Jean-Augustin FRANQUELIN (Paris, 1798 - Paris, 1839)
A young Catalan woman sitting by a garden wall reading a letter.
Circa 1835.
Oil on canvas. H: 73 ; W: 59 cm.

Exhibition: Salon des Artistes Vivants, Paris, 1835, n° 833: "Une jeune catalane, assise près du mur d'un jardin, lit une lettre. Belongs to M. Lecoin".

A burgeoning genre painter, Jean-Augustin Franquelin introduced Catalan costume into his paintings at the 1833 Salon, exhibiting a Catalan peasant woman at a fountain and a Catalan woman praying for her sick son. In this way, he satisfied the public's taste for subjects imbued with picturesqueness and local colour. Local colour" was an expression that came into its own in the early 19th century, encompassing the individual and characteristic features of people and things in a given place and time.

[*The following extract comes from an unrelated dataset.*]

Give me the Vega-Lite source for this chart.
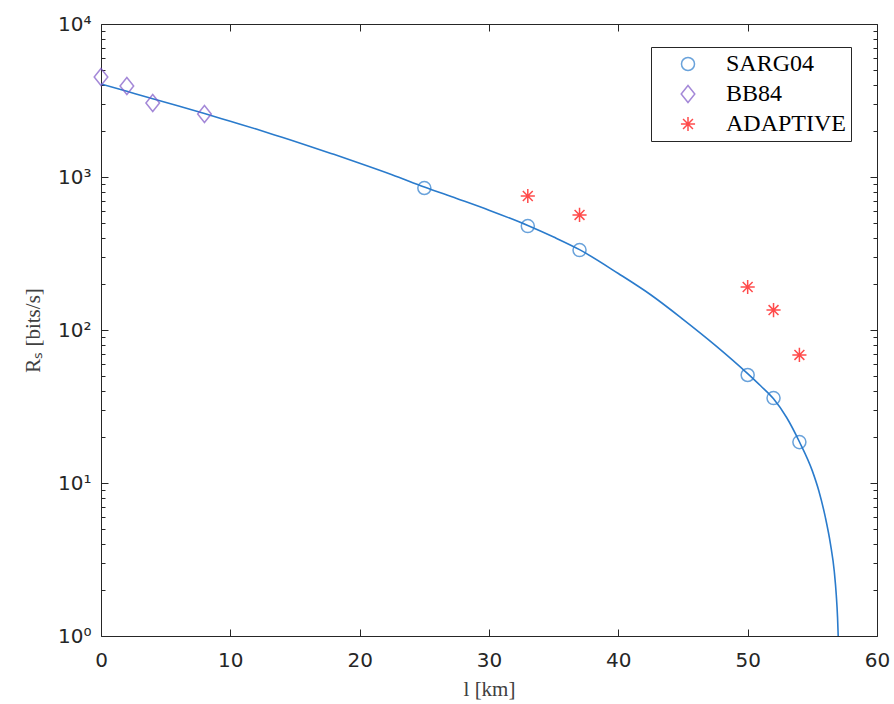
{
  "$schema": "https://vega.github.io/schema/vega-lite/v6.json",
  "width": 776,
  "height": 612,
  "autosize": {"type": "none"},
  "padding": {"left": 101, "top": 24, "right": 17, "bottom": 68},
  "background": "white",
  "config": {
    "view": {"stroke": "#262626", "strokeWidth": 1},
    "axis": {
      "grid": false,
      "ticks": true,
      "zindex": 1,
      "domain": false,
      "labelFlush": false,
      "tickColor": "#262626",
      "tickWidth": 1,
      "labelColor": "#262626",
      "labelFont": "DejaVu Sans",
      "labelFontSize": 20,
      "titleFont": "Liberation Serif",
      "titleFontWeight": "normal",
      "titleColor": "#404040",
      "titleFontSize": 21
    },
    "legend": {
      "orient": "none",
      "legendX": 550,
      "legendY": 23,
      "strokeColor": "#262626",
      "fillColor": "white",
      "padding": 5,
      "labelFont": "Liberation Serif",
      "labelFontSize": 24,
      "labelColor": "black",
      "symbolStrokeWidth": 1.5,
      "symbolSize": 170,
      "rowPadding": 6,
      "symbolOffset": 20,
      "labelOffset": 26,
      "zindex": 2
    }
  },
  "datasets": {
    "curve": [
      {"l": 0, "R": 4055}, {"l": 2, "R": 3631}, {"l": 4, "R": 3251}, {"l": 6, "R": 2908},
      {"l": 8, "R": 2600}, {"l": 10, "R": 2312}, {"l": 12, "R": 2056}, {"l": 14, "R": 1816},
      {"l": 16, "R": 1603}, {"l": 18, "R": 1406}, {"l": 20, "R": 1230}, {"l": 22.5, "R": 1035},
      {"l": 25, "R": 861}, {"l": 27.5, "R": 724}, {"l": 30, "R": 607}, {"l": 33, "R": 482},
      {"l": 35, "R": 405}, {"l": 37, "R": 335}, {"l": 40, "R": 234}, {"l": 42.5, "R": 170},
      {"l": 45, "R": 117.5}, {"l": 47.5, "R": 79.4}, {"l": 50, "R": 51.9}, {"l": 51, "R": 43.2},
      {"l": 52, "R": 35.5}, {"l": 53, "R": 26.9}, {"l": 54, "R": 18.6}, {"l": 55, "R": 12.0},
      {"l": 55.5, "R": 8.9}, {"l": 56, "R": 6.0}, {"l": 56.4, "R": 4.0}, {"l": 56.7, "R": 2.63},
      {"l": 56.85, "R": 1.86}, {"l": 56.95, "R": 1.32}, {"l": 57, "R": 1.0}
    ],
    "points": [
      {"method": "SARG04", "l": 25, "R": 847},
      {"method": "SARG04", "l": 33, "R": 478},
      {"method": "SARG04", "l": 37, "R": 333},
      {"method": "SARG04", "l": 50, "R": 50.8},
      {"method": "SARG04", "l": 52, "R": 35.9},
      {"method": "SARG04", "l": 54, "R": 18.5},
      {"method": "BB84", "l": 0, "R": 4500},
      {"method": "BB84", "l": 2, "R": 3935},
      {"method": "BB84", "l": 4, "R": 3047},
      {"method": "BB84", "l": 8, "R": 2580},
      {"method": "ADAPTIVE", "l": 33, "R": 751},
      {"method": "ADAPTIVE", "l": 37, "R": 565},
      {"method": "ADAPTIVE", "l": 50, "R": 191},
      {"method": "ADAPTIVE", "l": 52, "R": 135},
      {"method": "ADAPTIVE", "l": 54, "R": 68.7}
    ]
  },
  "layer": [
    {
      "data": {"name": "curve"},
      "mark": {"type": "line", "color": "#2a7bcc", "strokeWidth": 1.6, "clip": true, "interpolate": "monotone"},
      "encoding": {
        "x": {
          "field": "l", "type": "quantitative",
          "scale": {"domain": [0, 60], "nice": false},
          "axis": {
            "orient": "bottom",
            "values": [0, 10, 20, 30, 40, 50, 60],
            "tickSize": 7,
            "offset": -7,
            "labelPadding": 14,
            "title": "l [km]",
            "titlePadding": 8
          }
        },
        "y": {
          "field": "R", "type": "quantitative",
          "scale": {"type": "log", "domain": [1, 10000], "nice": false},
          "axis": {
            "orient": "left",
            "values": [1, 10, 100, 1000, 10000],
            "labelExpr": "datum.value == 1 ? '10⁰' : datum.value == 10 ? '10¹' : datum.value == 100 ? '10²' : datum.value == 1000 ? '10³' : '10⁴'",
            "tickSize": 7,
            "offset": -7,
            "labelPadding": 10,
            "title": "Rₛ [bits/s]",
            "titlePadding": 14
          }
        }
      }
    },
    {
      "data": {"name": "points"},
      "mark": {"type": "point", "filled": false, "strokeWidth": 1.5},
      "encoding": {
        "x": {
          "field": "l", "type": "quantitative",
          "axis": {
            "orient": "top",
            "values": [0, 10, 20, 30, 40, 50, 60],
            "tickSize": 7,
            "offset": -7,
            "labels": false,
            "title": null
          }
        },
        "y": {
          "field": "R", "type": "quantitative",
          "axis": {
            "orient": "right",
            "values": [1, 10, 100, 1000, 10000],
            "tickSize": 7,
            "offset": -7,
            "labels": false,
            "title": null
          }
        },
        "shape": {
          "field": "method", "type": "nominal",
          "scale": {
            "domain": ["SARG04", "BB84", "ADAPTIVE"],
            "range": ["circle", "M0,-1.25L1,0L0,1.25L-1,0Z", "M-1,0L1,0M0,-1L0,1M-0.7,-0.7L0.7,0.7M-0.7,0.7L0.7,-0.7"]
          },
          "legend": {"title": null}
        },
        "color": {
          "field": "method", "type": "nominal",
          "scale": {
            "domain": ["SARG04", "BB84", "ADAPTIVE"],
            "range": ["#2a7bcc", "#7e57c8", "#ff0000"]
          },
          "legend": {"title": null}
        },
        "size": {
          "field": "method", "type": "nominal",
          "scale": {
            "domain": ["SARG04", "BB84", "ADAPTIVE"],
            "range": [170, 200, 220]
          },
          "legend": null
        }
      }
    },
    {
      "data": {"name": "points"},
      "mark": {"type": "point", "opacity": 0},
      "encoding": {
        "x": {"field": "l", "type": "quantitative", "axis": null},
        "y": {
          "field": "R", "type": "quantitative",
          "axis": {
            "orient": "left",
            "values": [2,3,4,5,6,7,8,9,20,30,40,50,60,70,80,90,200,300,400,500,600,700,800,900,2000,3000,4000,5000,6000,7000,8000,9000],
            "tickSize": 4,
            "offset": -4,
            "labels": false,
            "title": null
          }
        }
      }
    },
    {
      "data": {"name": "points"},
      "mark": {"type": "point", "opacity": 0},
      "encoding": {
        "x": {"field": "l", "type": "quantitative", "axis": null},
        "y": {
          "field": "R", "type": "quantitative",
          "axis": {
            "orient": "right",
            "values": [2,3,4,5,6,7,8,9,20,30,40,50,60,70,80,90,200,300,400,500,600,700,800,900,2000,3000,4000,5000,6000,7000,8000,9000],
            "tickSize": 4,
            "offset": -4,
            "labels": false,
            "title": null
          }
        }
      }
    }
  ]
}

In effect, local colour becomes the real image of a world that does not belong to our daily lives, to our knowledge. It's a kind of exotic truth, a way of experiencing the abandonment of familiar customs and places. In this sense, while playing on the craze for regional costume, Franquelin stands out from many of his contemporaries, who were also very much in vogue. For their part, Haudebourt-Lescot, Schnetz, Robert, Bonnefond and Bodinier all chose Italy and Italian costume to compose their genre scenes. The question remains: were these subjects pure fantasy, the artist having chosen a Spanish subject to seduce the public? Or did Franquelin have the opportunity to visit Catalonia? The latter is a plausible hypothesis, but we have no record of the artist ever having visited Barcelona. Whatever the case, Franquelin flooded the Paris Salon with Catalan subjects until 1838, when he died prematurely in 1839. Exhibited in 1835 under the title ‘Une jeune catalane, assise près du mur d'un jardin, lit une lettre’, our painting remains typical of this production. Twenty-five years after it was executed, our work would enjoy the honours of engraving, being lithographed by Louise Marigny and published in the Musée de l'amateur.